### Provided entries
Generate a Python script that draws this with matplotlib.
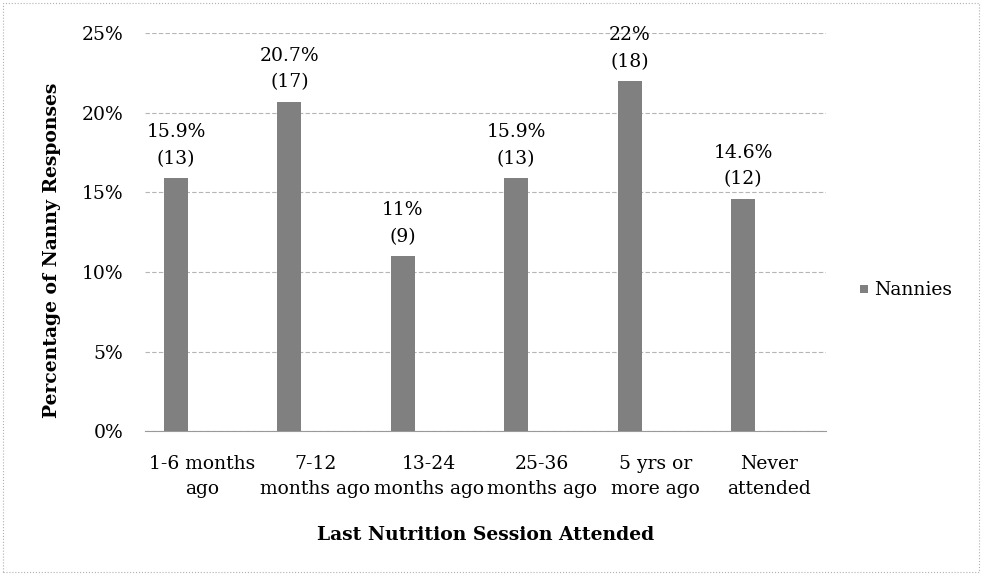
* * *
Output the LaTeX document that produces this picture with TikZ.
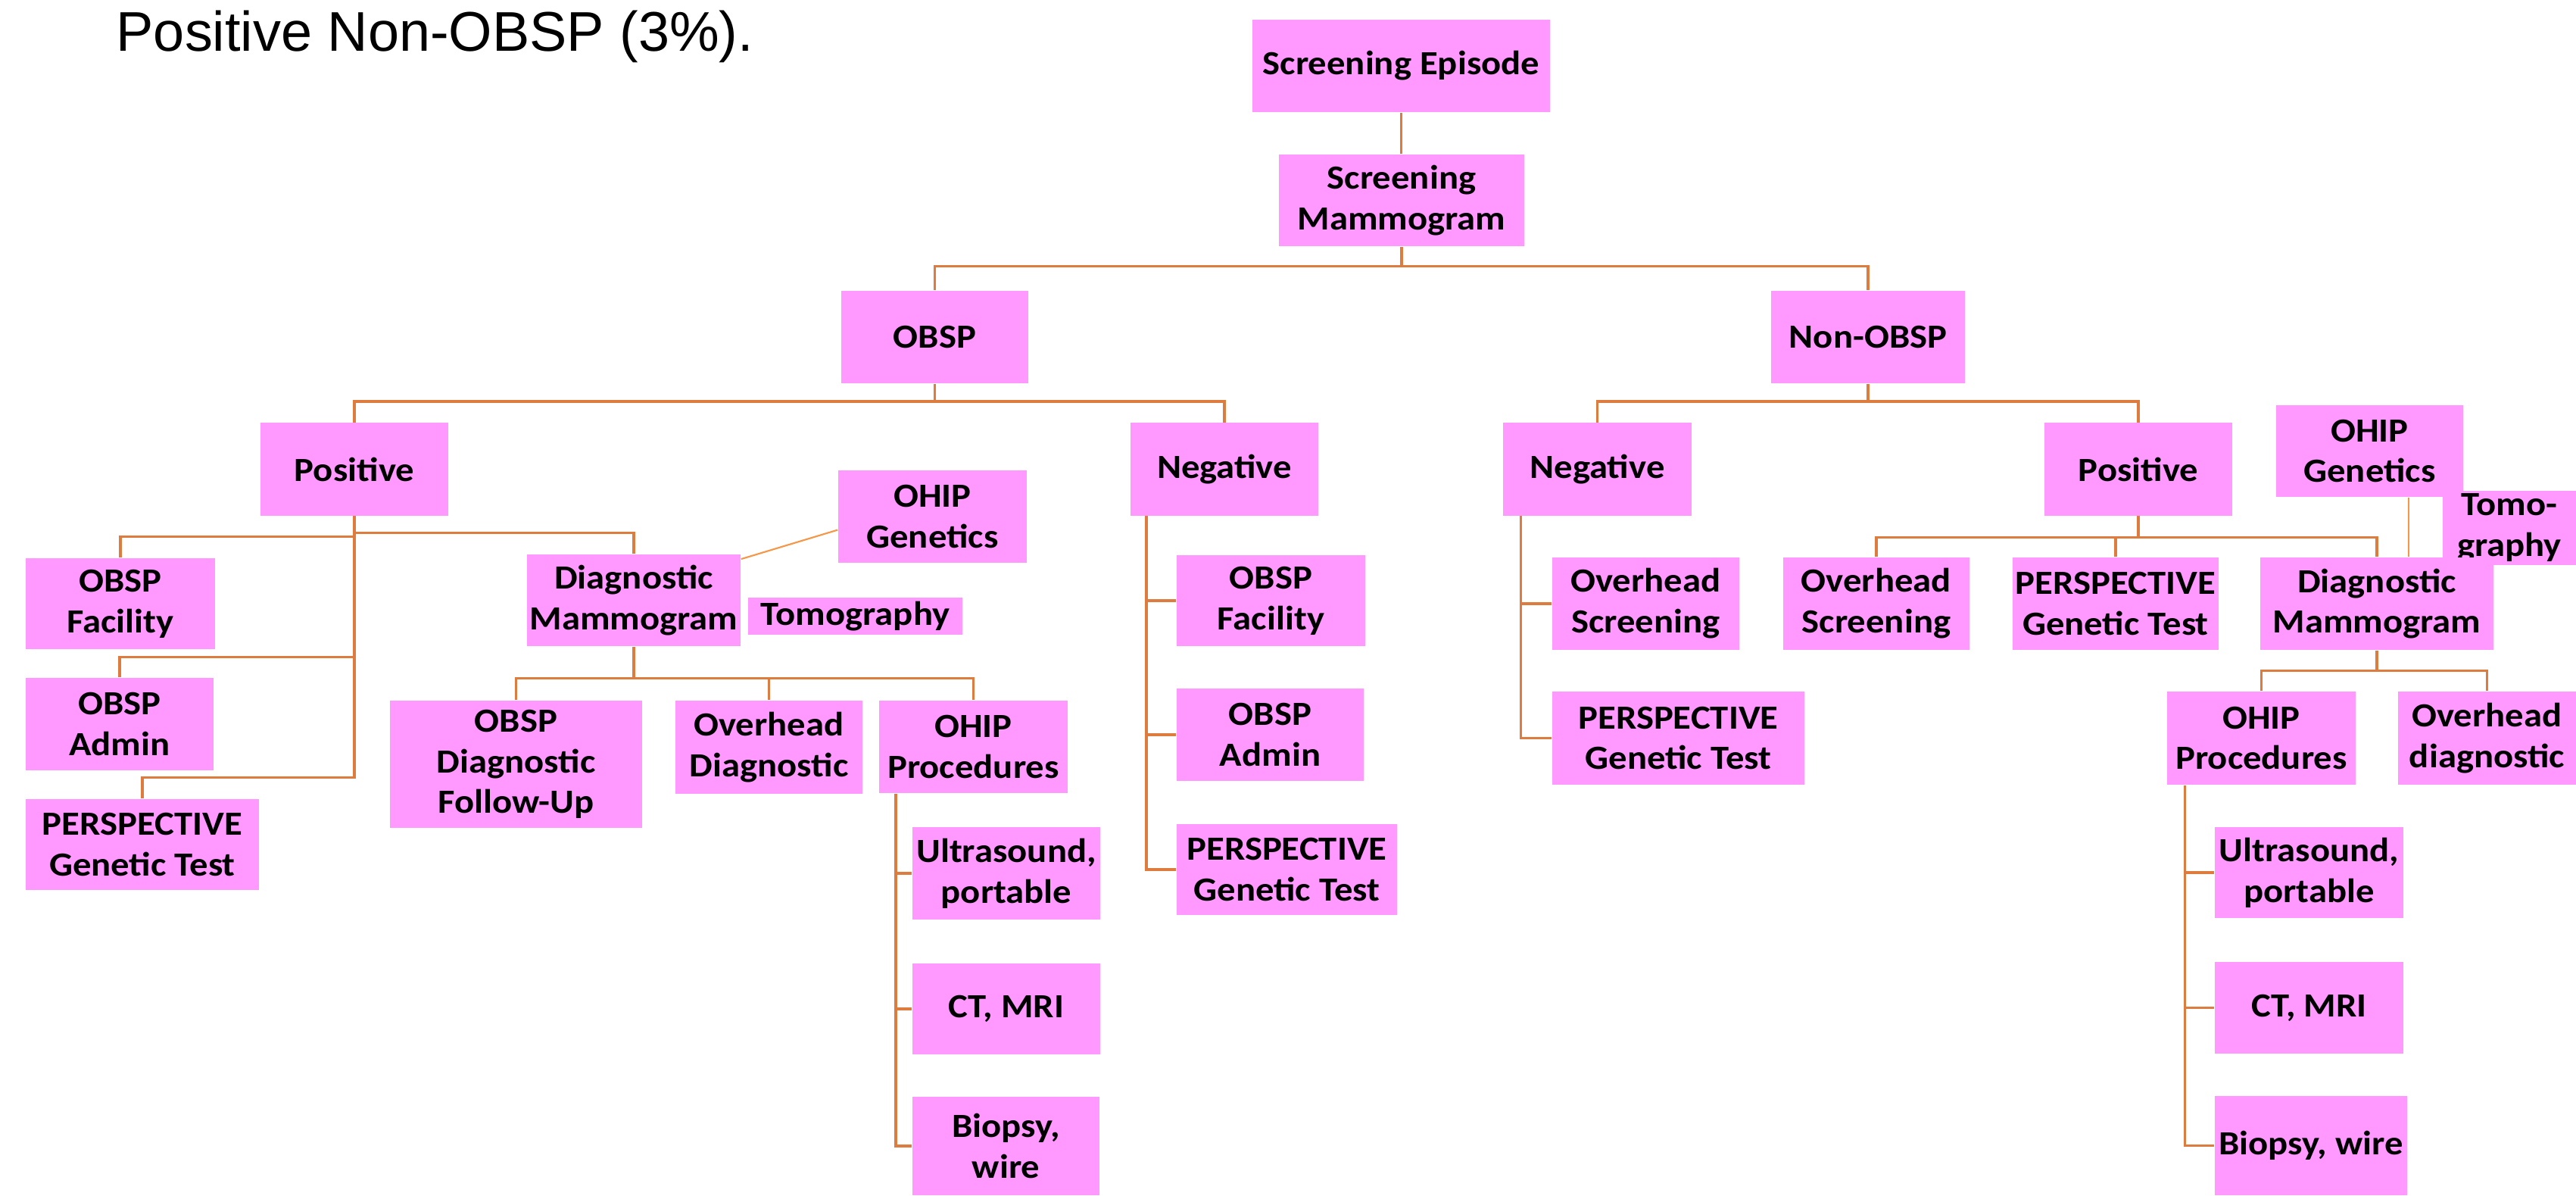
* * *
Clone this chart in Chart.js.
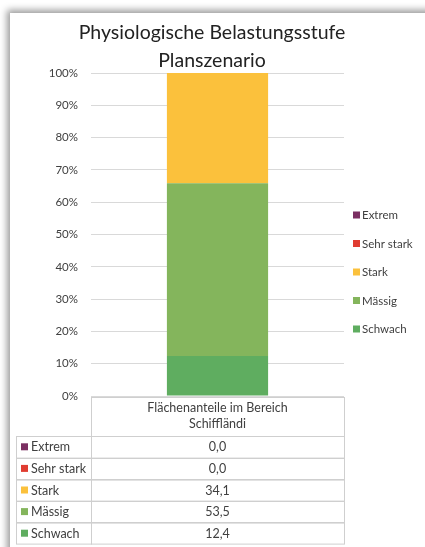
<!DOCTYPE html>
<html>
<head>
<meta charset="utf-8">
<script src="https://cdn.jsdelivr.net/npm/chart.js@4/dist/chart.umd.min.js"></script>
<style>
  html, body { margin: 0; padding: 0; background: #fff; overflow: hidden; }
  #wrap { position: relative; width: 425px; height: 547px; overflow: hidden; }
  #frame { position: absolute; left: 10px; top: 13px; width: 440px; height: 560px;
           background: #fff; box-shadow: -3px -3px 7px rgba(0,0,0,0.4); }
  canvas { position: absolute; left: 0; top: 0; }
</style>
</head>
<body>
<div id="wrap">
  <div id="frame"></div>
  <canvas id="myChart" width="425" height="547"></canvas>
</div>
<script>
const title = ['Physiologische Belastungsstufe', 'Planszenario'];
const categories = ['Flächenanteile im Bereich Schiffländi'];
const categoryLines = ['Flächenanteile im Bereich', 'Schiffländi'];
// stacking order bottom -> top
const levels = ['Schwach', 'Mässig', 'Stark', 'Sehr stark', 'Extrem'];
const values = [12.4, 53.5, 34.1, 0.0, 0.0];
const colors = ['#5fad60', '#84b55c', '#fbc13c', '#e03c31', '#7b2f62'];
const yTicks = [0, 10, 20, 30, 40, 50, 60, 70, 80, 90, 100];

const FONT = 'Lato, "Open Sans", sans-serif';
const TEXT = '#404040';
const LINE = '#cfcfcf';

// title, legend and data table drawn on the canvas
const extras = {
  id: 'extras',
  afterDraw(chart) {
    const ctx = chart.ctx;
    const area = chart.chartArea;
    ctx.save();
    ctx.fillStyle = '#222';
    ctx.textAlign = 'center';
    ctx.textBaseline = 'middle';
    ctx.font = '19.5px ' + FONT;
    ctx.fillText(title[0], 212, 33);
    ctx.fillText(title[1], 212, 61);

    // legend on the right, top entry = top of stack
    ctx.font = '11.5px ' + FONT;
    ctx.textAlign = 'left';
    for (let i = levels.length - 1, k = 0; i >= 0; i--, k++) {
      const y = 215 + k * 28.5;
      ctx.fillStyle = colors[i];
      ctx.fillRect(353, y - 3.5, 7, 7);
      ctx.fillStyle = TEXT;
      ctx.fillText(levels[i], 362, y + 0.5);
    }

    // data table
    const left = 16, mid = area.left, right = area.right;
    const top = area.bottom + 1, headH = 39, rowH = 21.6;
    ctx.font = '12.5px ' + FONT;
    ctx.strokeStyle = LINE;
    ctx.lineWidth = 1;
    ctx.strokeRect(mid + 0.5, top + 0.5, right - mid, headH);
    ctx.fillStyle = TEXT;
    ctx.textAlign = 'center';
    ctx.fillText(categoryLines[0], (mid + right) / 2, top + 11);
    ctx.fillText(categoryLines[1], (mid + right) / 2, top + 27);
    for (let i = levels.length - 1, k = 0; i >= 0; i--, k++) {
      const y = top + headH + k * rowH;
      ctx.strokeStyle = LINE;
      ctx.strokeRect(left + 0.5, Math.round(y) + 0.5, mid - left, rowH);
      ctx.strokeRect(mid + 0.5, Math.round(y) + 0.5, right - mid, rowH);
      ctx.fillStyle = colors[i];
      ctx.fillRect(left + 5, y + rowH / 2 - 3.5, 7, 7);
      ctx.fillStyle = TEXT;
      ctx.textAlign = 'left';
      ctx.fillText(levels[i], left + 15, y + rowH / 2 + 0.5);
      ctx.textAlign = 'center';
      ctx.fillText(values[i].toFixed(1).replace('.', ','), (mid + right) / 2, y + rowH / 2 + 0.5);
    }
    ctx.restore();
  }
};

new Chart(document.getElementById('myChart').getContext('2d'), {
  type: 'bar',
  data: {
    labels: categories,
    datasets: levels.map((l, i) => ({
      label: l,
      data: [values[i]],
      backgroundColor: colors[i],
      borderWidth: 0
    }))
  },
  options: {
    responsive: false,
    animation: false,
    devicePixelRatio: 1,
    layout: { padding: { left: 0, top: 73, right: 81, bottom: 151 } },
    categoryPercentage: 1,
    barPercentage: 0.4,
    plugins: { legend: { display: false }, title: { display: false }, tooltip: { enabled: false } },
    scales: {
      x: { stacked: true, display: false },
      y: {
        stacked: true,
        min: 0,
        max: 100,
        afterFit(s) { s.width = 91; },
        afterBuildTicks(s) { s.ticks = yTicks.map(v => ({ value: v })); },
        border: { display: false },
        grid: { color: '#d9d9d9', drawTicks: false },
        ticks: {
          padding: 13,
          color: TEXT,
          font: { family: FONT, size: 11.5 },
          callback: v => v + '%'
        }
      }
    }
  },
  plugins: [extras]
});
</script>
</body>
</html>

### Challenge
Leave the pictures out, then copy word for word only the lines from the one containing "Clone this chart in Chart.js." through the one containing "80, 90, 100];", both included.

### Completed exercise
Clone this chart in Chart.js.
<!DOCTYPE html>
<html>
<head>
<meta charset="utf-8">
<script src="https://cdn.jsdelivr.net/npm/chart.js@4/dist/chart.umd.min.js"></script>
<style>
  html, body { margin: 0; padding: 0; background: #fff; overflow: hidden; }
  #wrap { position: relative; width: 425px; height: 547px; overflow: hidden; }
  #frame { position: absolute; left: 10px; top: 13px; width: 440px; height: 560px;
           background: #fff; box-shadow: -3px -3px 7px rgba(0,0,0,0.4); }
  canvas { position: absolute; left: 0; top: 0; }
</style>
</head>
<body>
<div id="wrap">
  <div id="frame"></div>
  <canvas id="myChart" width="425" height="547"></canvas>
</div>
<script>
const title = ['Physiologische Belastungsstufe', 'Planszenario'];
const categories = ['Flächenanteile im Bereich Schiffländi'];
const categoryLines = ['Flächenanteile im Bereich', 'Schiffländi'];
// stacking order bottom -> top
const levels = ['Schwach', 'Mässig', 'Stark', 'Sehr stark', 'Extrem'];
const values = [12.4, 53.5, 34.1, 0.0, 0.0];
const colors = ['#5fad60', '#84b55c', '#fbc13c', '#e03c31', '#7b2f62'];
const yTicks = [0, 10, 20, 30, 40, 50, 60, 70, 80, 90, 100];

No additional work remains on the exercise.